A Wild Allele of Pyrroline-5-Carboxylate Synthase1 Leads to Proline Accumulation in Spikes and Leaves of Barley Contributing to Improved Performance Under Reduced Water Availability

Water stress during spike development strongly affects final grain yield in cereals. Proline, an osmoprotectant amino-acid, may contribute to alleviating the effects of cell and tissue dehydration. We studied five spring barley genotypes contrasting in their drought response, including two introgression lines, S42IL-143 and S42IL-141, harboring a Pyrroline-5-carboxylate synthase1- P5cs1 allele originating from the wild barley accession ISR42-8. We tested the hypothesis that barley genotypes harboring a wild allele at P5cs1 locus are comparatively more drought-tolerant at the reproductive stage by inducing proline accumulation in their immature spikes.
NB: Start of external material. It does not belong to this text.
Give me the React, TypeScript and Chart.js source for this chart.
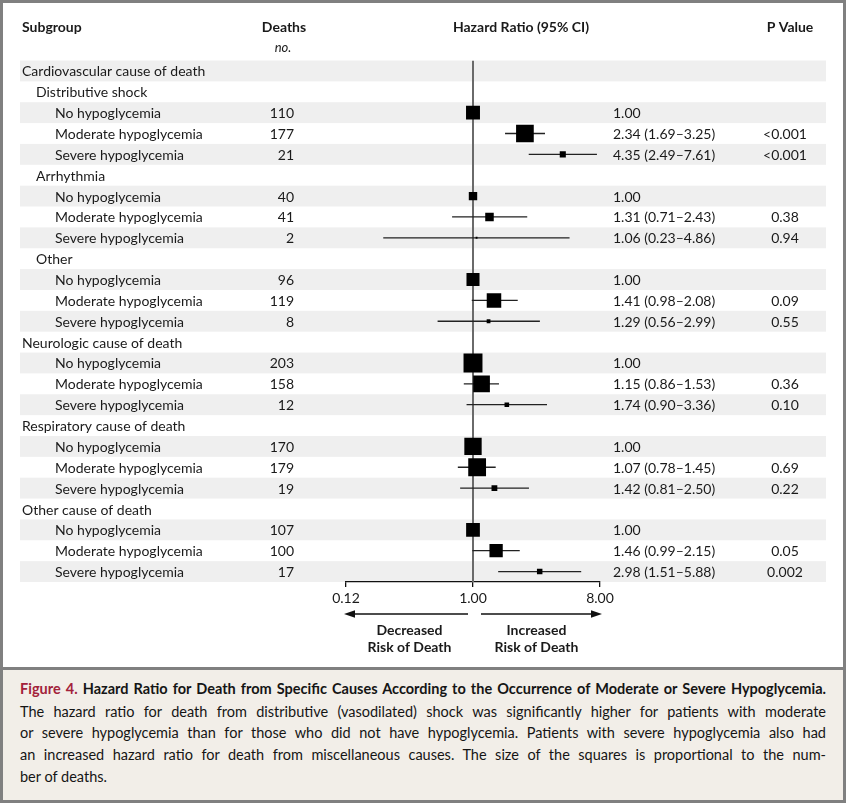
import React, { useEffect, useRef } from 'react';
import { Chart, registerables } from 'chart.js';

Chart.register(...registerables);

const rowLabels = [
  'Cardiovascular cause of death',
  'Distributive shock',
  'No hypoglycemia',
  'Moderate hypoglycemia',
  'Severe hypoglycemia',
  'Arrhythmia',
  'No hypoglycemia',
  'Moderate hypoglycemia',
  'Severe hypoglycemia',
  'Other',
  'No hypoglycemia',
  'Moderate hypoglycemia',
  'Severe hypoglycemia',
  'Neurologic cause of death',
  'No hypoglycemia',
  'Moderate hypoglycemia',
  'Severe hypoglycemia',
  'Respiratory cause of death',
  'No hypoglycemia',
  'Moderate hypoglycemia',
  'Severe hypoglycemia',
  'Other cause of death',
  'No hypoglycemia',
  'Moderate hypoglycemia',
  'Severe hypoglycemia',
];
const rowIndent = [0, 1, 2, 2, 2, 1, 2, 2, 2, 1, 2, 2, 2, 0, 2, 2, 2, 0, 2, 2, 2, 0, 2, 2, 2];
const deaths: (number | null)[] = [null, null, 110, 177, 21, null, 40, 41, 2, null, 96, 119, 8, null, 203, 158, 12, null, 170, 179, 19, null, 107, 100, 17];
const hazardRatio: (number | null)[] = [null, null, 1, 2.34, 4.35, null, 1, 1.31, 1.06, null, 1, 1.41, 1.29, null, 1, 1.15, 1.74, null, 1, 1.07, 1.42, null, 1, 1.46, 2.98];
const ciLower: (number | null)[] = [null, null, null, 1.69, 2.49, null, null, 0.71, 0.23, null, null, 0.98, 0.56, null, null, 0.86, 0.9, null, null, 0.78, 0.81, null, null, 0.99, 1.51];
const ciUpper: (number | null)[] = [null, null, null, 3.25, 7.61, null, null, 2.43, 4.86, null, null, 2.08, 2.99, null, null, 1.53, 3.36, null, null, 1.45, 2.5, null, null, 2.15, 5.88];
const pValues = ['', '', '', '<0.001', '<0.001', '', '', '0.38', '0.94', '', '', '0.09', '0.55', '', '', '0.36', '0.10', '', '', '0.69', '0.22', '', '', '0.05', '0.002'];
const tickValues = [0.125, 1, 8];
const tickLabels = ['0.12', '1.00', '8.00'];
const referenceValue = 1;

const headers = { subgroup: 'Subgroup', deaths: 'Deaths', deathsUnit: 'no.', hr: 'Hazard Ratio (95% CI)', p: 'P Value' };
const directionLabels = [['Decreased', 'Risk of Death'], ['Increased', 'Risk of Death']];

const captionTitleLead = 'Figure 4.';
const captionTitle = ' Hazard Ratio for Death from Specific Causes According to the Occurrence of Moderate or Severe Hypoglycemia.';
const captionLines = [
  'The hazard ratio for death from distributive (vasodilated) shock was significantly higher for patients with moderate',
  'or severe hypoglycemia than for those who did not have hypoglycemia. Patients with severe hypoglycemia also had',
  'an increased hazard ratio for death from miscellaneous causes. The size of the squares is proportional to the num-',
  'ber of deaths.',
];

const FONT = 'Lato, "Open Sans", sans-serif';
const TEXT = '#1a1a1a';
const W = 846;
const CH = 668;

function hrText(i: number): string {
  const h = hazardRatio[i];
  if (h == null) return '';
  const lo = ciLower[i];
  const hi = ciUpper[i];
  if (lo == null || hi == null) return h.toFixed(2);
  return `${h.toFixed(2)} (${lo.toFixed(2)}\u2013${hi.toFixed(2)})`;
}

const forestPlugin = {
  id: 'forestDecor',
  beforeDraw(chart: any) {
    const { ctx, scales } = chart;
    const y = scales.y;
    ctx.save();
    ctx.fillStyle = '#efefef';
    rowLabels.forEach((_, i) => {
      if (i % 2 !== 0) return;
      const t = y.getPixelForValue(i - 0.5);
      const b = y.getPixelForValue(i + 0.5);
      ctx.fillRect(20, t, 806, b - t);
    });
    ctx.restore();
  },
  afterDraw(chart: any) {
    const { ctx, scales, chartArea } = chart;
    const x = scales.x;
    const y = scales.y;
    ctx.save();
    ctx.fillStyle = TEXT;
    ctx.textBaseline = 'middle';
    // headers
    ctx.font = `bold 14px ${FONT}`;
    ctx.textAlign = 'left';
    ctx.fillText(headers.subgroup, 22, 27);
    ctx.textAlign = 'center';
    ctx.fillText(headers.deaths, 284, 27);
    ctx.fillText(headers.hr, 521, 27);
    ctx.fillText(headers.p, 790, 27);
    ctx.font = `italic 13px ${FONT}`;
    ctx.fillText(headers.deathsUnit, 283, 48);

    // rows
    ctx.font = `14px ${FONT}`;
    const indentX = [22, 36, 55];
    rowLabels.forEach((lab, i) => {
      const py = y.getPixelForValue(i) + 1;
      ctx.textAlign = 'left';
      ctx.fillText(lab, indentX[rowIndent[i]], py);
      const d = deaths[i];
      if (d != null) {
        ctx.textAlign = 'right';
        ctx.fillText(String(d), 294, py);
      }
      const t = hrText(i);
      if (t) {
        ctx.textAlign = 'left';
        ctx.fillText(t, 613, py);
      }
      if (pValues[i]) {
        ctx.textAlign = 'center';
        ctx.fillText(pValues[i], 785, py);
      }
    });

    // direction arrows
    const ref = x.getPixelForValue(referenceValue);
    const xMin = x.getPixelForValue(tickValues[0]);
    const xMax = x.getPixelForValue(tickValues[tickValues.length - 1]);
    const ay = chartArea.bottom + 32;
    ctx.strokeStyle = '#111';
    ctx.fillStyle = '#111';
    ctx.lineWidth = 1.3;
    const arrow = (from: number, to: number) => {
      const dir = Math.sign(to - from);
      ctx.beginPath();
      ctx.moveTo(from, ay);
      ctx.lineTo(to - dir * 8, ay);
      ctx.stroke();
      ctx.beginPath();
      ctx.moveTo(to, ay);
      ctx.lineTo(to - dir * 11, ay - 3.8);
      ctx.lineTo(to - dir * 11, ay + 3.8);
      ctx.closePath();
      ctx.fill();
    };
    arrow(ref - 5, xMin - 2);
    arrow(ref + 8, xMax + 2);

    ctx.font = `bold 14px ${FONT}`;
    ctx.textAlign = 'center';
    ctx.fillStyle = TEXT;
    const leftMid = x.getPixelForValue(Math.sqrt(tickValues[0] * referenceValue));
    const rightMid = x.getPixelForValue(Math.sqrt(tickValues[tickValues.length - 1] * referenceValue));
    directionLabels[0].forEach((s, k) => ctx.fillText(s, leftMid, ay + 16 + k * 17));
    directionLabels[1].forEach((s, k) => ctx.fillText(s, rightMid, ay + 16 + k * 17));
    ctx.restore();
  },
};

function ForestChart() {
  const ref = useRef<HTMLCanvasElement | null>(null);
  useEffect(() => {
    document.body.style.margin = '0';
    if (!ref.current) return;
    const idx = rowLabels.map((_, i) => i);
    const squares = idx
      .filter((i) => hazardRatio[i] != null && deaths[i] != null)
      .map((i) => ({ x: hazardRatio[i] as number, y: i, d: deaths[i] as number }));
    const ciSegments: any[] = [];
    idx.forEach((i) => {
      if (ciLower[i] != null && ciUpper[i] != null) {
        ciSegments.push({ x: ciLower[i], y: i }, { x: ciUpper[i], y: i }, { x: null, y: null });
      }
    });
    const sizeFor = (c: any) => {
      const raw = c.raw as any;
      return (1.33 * Math.sqrt(raw ? raw.d : 0)) / Math.SQRT2;
    };
    const chart = new Chart(ref.current, {
      type: 'scatter',
      data: {
        datasets: [
          {
            label: 'HR',
            data: squares,
            pointStyle: 'rect',
            backgroundColor: '#000',
            borderWidth: 0,
            pointRadius: sizeFor,
            pointHoverRadius: sizeFor,
          } as any,
          {
            label: 'CI',
            data: ciSegments,
            showLine: true,
            spanGaps: false,
            borderColor: '#222',
            borderWidth: 1.3,
            pointRadius: 0,
            pointHoverRadius: 0,
          } as any,
          {
            label: 'Reference',
            data: [
              { x: referenceValue, y: -0.5 },
              { x: referenceValue, y: rowLabels.length - 0.5 },
            ],
            showLine: true,
            borderColor: '#6a6a6a',
            borderWidth: 2,
            pointRadius: 0,
            pointHoverRadius: 0,
          } as any,
        ],
      },
      options: {
        animation: false,
        responsive: false,
        events: [],
        layout: { padding: { left: 346, right: W - 600, top: 60.5, bottom: 0 } },
        plugins: { legend: { display: false }, tooltip: { enabled: false } },
        scales: {
          y: {
            type: 'linear',
            min: -0.5,
            max: rowLabels.length - 0.5,
            reverse: true,
            display: false,
          },
          x: {
            type: 'logarithmic',
            position: 'bottom',
            min: tickValues[0],
            max: tickValues[tickValues.length - 1],
            afterBuildTicks: (scale: any) => {
              scale.ticks = tickValues.map((v) => ({ value: v }));
            },
            afterFit: (scale: any) => {
              scale.height = 86;
            },
            grid: { display: true, drawOnChartArea: false, drawTicks: true, tickLength: 5, color: '#111', lineWidth: 1.3 },
            border: { display: true, color: '#111', width: 1.3 },
            ticks: {
              autoSkip: false,
              maxRotation: 0,
              padding: 3,
              color: TEXT,
              font: { family: FONT, size: 14 },
              callback: (v: any) => {
                const k = tickValues.findIndex((t) => Math.abs(t - Number(v)) < 1e-9);
                return k >= 0 ? tickLabels[k] : '';
              },
            },
          },
        },
      },
      plugins: [forestPlugin],
    });
    return () => chart.destroy();
  }, []);
  return <canvas ref={ref} width={W} height={CH} style={{ position: 'absolute', left: 0, top: 0, width: W, height: CH }} />;
}

export default function App() {
  const lineStyle: React.CSSProperties = {
    width: 806,
    textAlign: 'justify',
    textAlignLast: 'justify' as any,
    height: 21.75,
    lineHeight: '21.75px',
  };
  return (
    <div style={{ position: 'relative', width: W, height: 803, background: '#fff', fontFamily: FONT, overflow: 'hidden' }}>
      <ForestChart />
      <div style={{ position: 'absolute', left: 0, top: 667, width: W, height: 3, background: '#808080' }} />
      <div style={{ position: 'absolute', left: 0, top: 670, width: W, height: 133, background: '#f2eee8' }}>
        <div style={{ position: 'absolute', left: 20, top: 8, color: '#151515' }}>
          <div style={{ ...lineStyle, fontWeight: 700, fontSize: 14.5, height: 22.5, lineHeight: '22.5px' }}>
            <span style={{ color: '#a3223a' }}>{captionTitleLead}</span>
            {captionTitle}
          </div>
          {captionLines.map((l, i) => (
            <div
              key={i}
              style={{
                ...lineStyle,
                fontSize: 14.5,
                textAlignLast: (i === captionLines.length - 1 ? 'left' : 'justify') as any,
              }}
            >
              {l}
            </div>
          ))}
        </div>
      </div>
      <div
        style={{
          position: 'absolute',
          left: 0,
          top: 0,
          width: W,
          height: 803,
          boxSizing: 'border-box',
          border: '3px solid #808080',
          pointerEvents: 'none',
        }}
      />
    </div>
  );
}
At the booting stage, we subjected plants to well-watered and water stress treatments until physiological maturity. Several morpho-physiological traits had significant genotype by treatment interaction and reduction under water stress. Varying levels of genotypic proline accumulation and differences in water stress tolerance were observed. Spike proline accumulation was higher than leaf proline accumulation for all genotypes under water stress. Also, introgression lines carrying a wild allele at P5cs1 locus had a markedly higher spike and leaf proline content compared with the other genotypes. These introgression lines showed milder drought symptoms compared with elite genotypes, remained photosynthetically active under water stress, and maintained their intrinsic water use efficiency. These combined responses contributed to the achievement of higher final seed productivity. Magnetic resonance imaging of whole spikes at the soft dough stage showed an increase in seed abortion among the elite genotypes compared with the introgression lines 15 days after water stress treatment. Our results suggest that proline accumulation at the reproductive stage contributes to the maintenance of grain formation under water shortage.